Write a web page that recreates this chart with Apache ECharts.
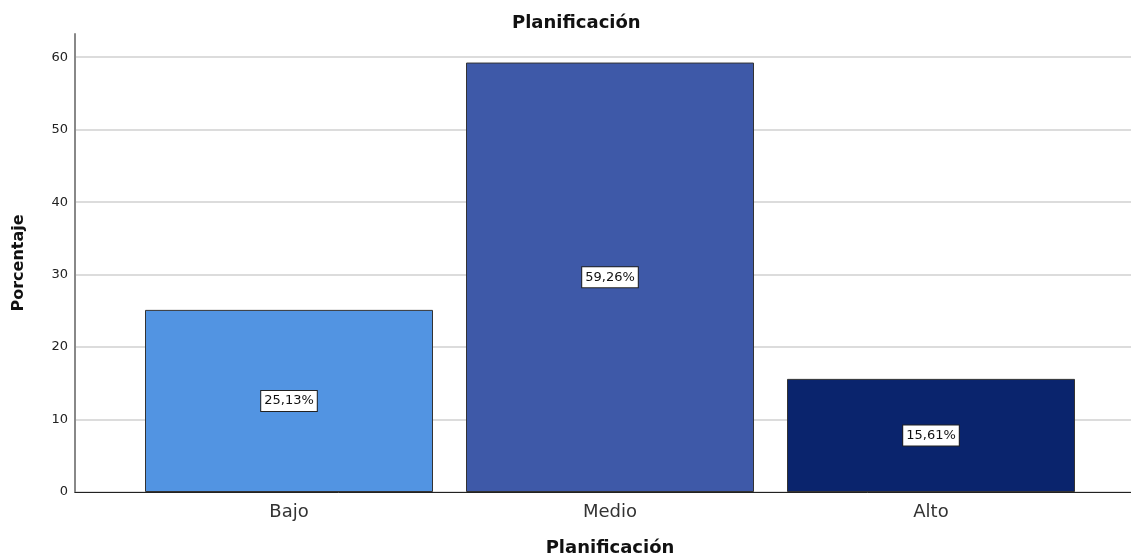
<!DOCTYPE html>
<html><head><meta charset="utf-8">
<script src="https://cdn.jsdelivr.net/npm/echarts@6/dist/echarts.min.js"></script>
<style>html,body{margin:0;padding:0;background:#fff}#c{width:1131px;height:556px}</style>
</head><body><div id="c"></div>
<script>
const categories = ['Bajo', 'Medio', 'Alto'];
const values = [25.13, 59.26, 15.61];
const labels = ['25,13%', '59,26%', '15,61%'];
const colors = ['#5294E2', '#3E59A8', '#0A246D'];
const yTicks = [0, 10, 20, 30, 40, 50, 60];

const chart = echarts.init(document.getElementById('c'));
const font = 'DejaVu Sans, Arial, sans-serif';
chart.setOption({
  animation: false,
  title: [
    {text: 'Planificación', left: 507, top: 9, textStyle: {fontFamily: font, fontSize: 18, fontWeight: 'bold', color: '#111'}},
  ],
  grid: [
    {left: 75, right: 0, top: 34, bottom: 64, containLabel: false, outerBoundsMode: 'none'},
    {left: 128.5, width: 963, top: 34, bottom: 64, containLabel: false, outerBoundsMode: 'none'}
  ],
  xAxis: [
    {gridIndex: 0, type: 'value', min: 0, max: 1, show: true, axisLine: {show: true, lineStyle: {color: '#222', width: 1}}, axisTick: {show: false}, axisLabel: {show: false}, splitLine: {show: false}},
    {gridIndex: 1, type: 'category', data: categories, axisLine: {show: false}, axisTick: {show: false},
     axisLabel: {fontFamily: font, fontSize: 18, color: '#333', margin: 11},
     name: 'Planificación', nameLocation: 'middle', nameGap: 47, nameTextStyle: {fontFamily: font, fontSize: 18, fontWeight: 'bold', color: '#111'}}
  ],
  yAxis: [
    {gridIndex: 0, type: 'value', min: 0, max: 63.2, interval: 10,
     axisLine: {show: true, lineStyle: {color: '#888', width: 2}}, axisTick: {show: false},
     axisLabel: {fontFamily: font, fontSize: 13, color: '#222', margin: 7, formatter: v => yTicks.includes(v) ? String(v) : ''},
     splitLine: {show: true, lineStyle: {color: ['#d0d0d0','#d0d0d0','#d0d0d0','#d0d0d0','#d0d0d0','#d0d0d0','#d0d0d0','rgba(0,0,0,0)'], width: 1.5}},
     name: 'Porcentaje', nameLocation: 'middle', nameGap: 48, nameRotate: 90,
     nameTextStyle: {fontFamily: font, fontSize: 16, fontWeight: 'bold', color: '#111'}},
    {gridIndex: 1, type: 'value', min: 0, max: 63.2, show: false}
  ],
  series: [{
    type: 'bar', xAxisIndex: 1, yAxisIndex: 1, barWidth: 288,
    data: values.map((v, i) => ({value: v, itemStyle: {color: colors[i]}})),
    itemStyle: {borderColor: '#333', borderWidth: 1},
    label: {show: true, position: 'inside', formatter: p => labels[p.dataIndex],
      fontFamily: font, fontSize: 13, lineHeight: 14, color: '#111', backgroundColor: '#fff', borderColor: '#222', borderWidth: 1, padding: [3, 3, 3, 3]}
  }]
});
</script></body></html>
______
THE TASK: Restate the full listing verbatim and drop every picture.

WRITTEN SOLUTION:
Write a web page that recreates this chart with Apache ECharts.
<!DOCTYPE html>
<html><head><meta charset="utf-8">
<script src="https://cdn.jsdelivr.net/npm/echarts@6/dist/echarts.min.js"></script>
<style>html,body{margin:0;padding:0;background:#fff}#c{width:1131px;height:556px}</style>
</head><body><div id="c"></div>
<script>
const categories = ['Bajo', 'Medio', 'Alto'];
const values = [25.13, 59.26, 15.61];
const labels = ['25,13%', '59,26%', '15,61%'];
const colors = ['#5294E2', '#3E59A8', '#0A246D'];
const yTicks = [0, 10, 20, 30, 40, 50, 60];

const chart = echarts.init(document.getElementById('c'));
const font = 'DejaVu Sans, Arial, sans-serif';
chart.setOption({
  animation: false,
  title: [
    {text: 'Planificación', left: 507, top: 9, textStyle: {fontFamily: font, fontSize: 18, fontWeight: 'bold', color: '#111'}},
  ],
  grid: [
    {left: 75, right: 0, top: 34, bottom: 64, containLabel: false, outerBoundsMode: 'none'},
    {left: 128.5, width: 963, top: 34, bottom: 64, containLabel: false, outerBoundsMode: 'none'}
  ],
  xAxis: [
    {gridIndex: 0, type: 'value', min: 0, max: 1, show: true, axisLine: {show: true, lineStyle: {color: '#222', width: 1}}, axisTick: {show: false}, axisLabel: {show: false}, splitLine: {show: false}},
    {gridIndex: 1, type: 'category', data: categories, axisLine: {show: false}, axisTick: {show: false},
     axisLabel: {fontFamily: font, fontSize: 18, color: '#333', margin: 11},
     name: 'Planificación', nameLocation: 'middle', nameGap: 47, nameTextStyle: {fontFamily: font, fontSize: 18, fontWeight: 'bold', color: '#111'}}
  ],
  yAxis: [
    {gridIndex: 0, type: 'value', min: 0, max: 63.2, interval: 10,
     axisLine: {show: true, lineStyle: {color: '#888', width: 2}}, axisTick: {show: false},
     axisLabel: {fontFamily: font, fontSize: 13, color: '#222', margin: 7, formatter: v => yTicks.includes(v) ? String(v) : ''},
     splitLine: {show: true, lineStyle: {color: ['#d0d0d0','#d0d0d0','#d0d0d0','#d0d0d0','#d0d0d0','#d0d0d0','#d0d0d0','rgba(0,0,0,0)'], width: 1.5}},
     name: 'Porcentaje', nameLocation: 'middle', nameGap: 48, nameRotate: 90,
     nameTextStyle: {fontFamily: font, fontSize: 16, fontWeight: 'bold', color: '#111'}},
    {gridIndex: 1, type: 'value', min: 0, max: 63.2, show: false}
  ],
  series: [{
    type: 'bar', xAxisIndex: 1, yAxisIndex: 1, barWidth: 288,
    data: values.map((v, i) => ({value: v, itemStyle: {color: colors[i]}})),
    itemStyle: {borderColor: '#333', borderWidth: 1},
    label: {show: true, position: 'inside', formatter: p => labels[p.dataIndex],
      fontFamily: font, fontSize: 13, lineHeight: 14, color: '#111', backgroundColor: '#fff', borderColor: '#222', borderWidth: 1, padding: [3, 3, 3, 3]}
  }]
});
</script></body></html>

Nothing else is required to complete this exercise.